-- START OF SOURCE DATA --

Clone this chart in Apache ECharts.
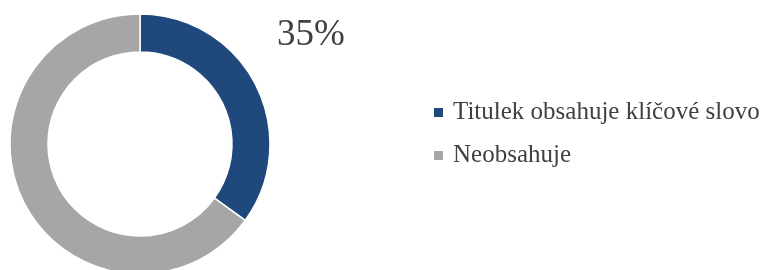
<!DOCTYPE html>
<html><head><meta charset="utf-8">
<script src="https://cdn.jsdelivr.net/npm/echarts@6/dist/echarts.min.js"></script>
<style>html,body{margin:0;padding:0;background:#fff}#c{width:761px;height:270px}</style>
</head><body><div id="c"></div>
<script>
const categories = ['Titulek obsahuje klíčové slovo', 'Neobsahuje'];
const values = [35, 65];
const colors = ['#1F497D', '#A6A6A6'];
const FONT = '"Liberation Serif", "DejaVu Serif", serif';
const chart = echarts.init(document.getElementById('c'), null, {renderer: 'canvas'});
chart.setOption({
  animation: false,
  color: colors,
  legend: {
    orient: 'vertical', left: 429, top: 95,
    itemWidth: 9, itemHeight: 9, itemGap: 18,
    icon: 'rect',
    itemStyle: {borderWidth: 0},
    textStyle: {fontFamily: FONT, fontSize: 25, color: '#404040', padding: [0, 0, 0, 5]},
    data: categories
  },
  series: [{
    type: 'pie',
    center: [140, 144],
    radius: [92, 130],
    startAngle: 90,
    clockwise: true,
    avoidLabelOverlap: false,
    itemStyle: {borderColor: '#fff', borderWidth: 1.5},
    label: {show: false},
    labelLine: {show: false},
    labelLayout: function (p) { return {x: 277, y: 35, align: 'left', verticalAlign: 'middle'}; },
    data: categories.map((n, i) => ({
      name: n, value: values[i],
      label: i === 0 ? {show: true, position: 'outside', formatter: '{d}%', fontFamily: FONT, fontSize: 37, color: '#404040'} : {show: false}
    }))
  }]
});
</script></body></html>
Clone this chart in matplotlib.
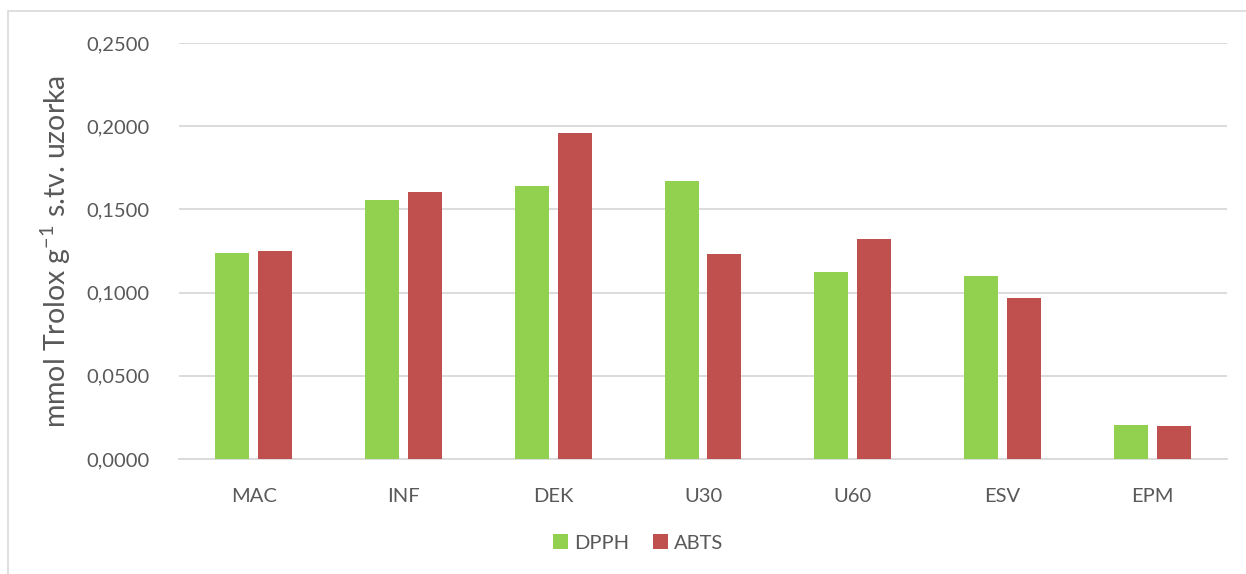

-- END OF SOURCE DATA --

◆ EXERCISE GOAL:
Write out the listing word for word, omitting the pictures it holds.

◆ CORRECT ANSWER:
Clone this chart in Apache ECharts.
<!DOCTYPE html>
<html><head><meta charset="utf-8">
<script src="https://cdn.jsdelivr.net/npm/echarts@6/dist/echarts.min.js"></script>
<style>html,body{margin:0;padding:0;background:#fff}#c{width:761px;height:270px}</style>
</head><body><div id="c"></div>
<script>
const categories = ['Titulek obsahuje klíčové slovo', 'Neobsahuje'];
const values = [35, 65];
const colors = ['#1F497D', '#A6A6A6'];
const FONT = '"Liberation Serif", "DejaVu Serif", serif';
const chart = echarts.init(document.getElementById('c'), null, {renderer: 'canvas'});
chart.setOption({
  animation: false,
  color: colors,
  legend: {
    orient: 'vertical', left: 429, top: 95,
    itemWidth: 9, itemHeight: 9, itemGap: 18,
    icon: 'rect',
    itemStyle: {borderWidth: 0},
    textStyle: {fontFamily: FONT, fontSize: 25, color: '#404040', padding: [0, 0, 0, 5]},
    data: categories
  },
  series: [{
    type: 'pie',
    center: [140, 144],
    radius: [92, 130],
    startAngle: 90,
    clockwise: true,
    avoidLabelOverlap: false,
    itemStyle: {borderColor: '#fff', borderWidth: 1.5},
    label: {show: false},
    labelLine: {show: false},
    labelLayout: function (p) { return {x: 277, y: 35, align: 'left', verticalAlign: 'middle'}; },
    data: categories.map((n, i) => ({
      name: n, value: values[i],
      label: i === 0 ? {show: true, position: 'outside', formatter: '{d}%', fontFamily: FONT, fontSize: 37, color: '#404040'} : {show: false}
    }))
  }]
});
</script></body></html>
Clone this chart in matplotlib.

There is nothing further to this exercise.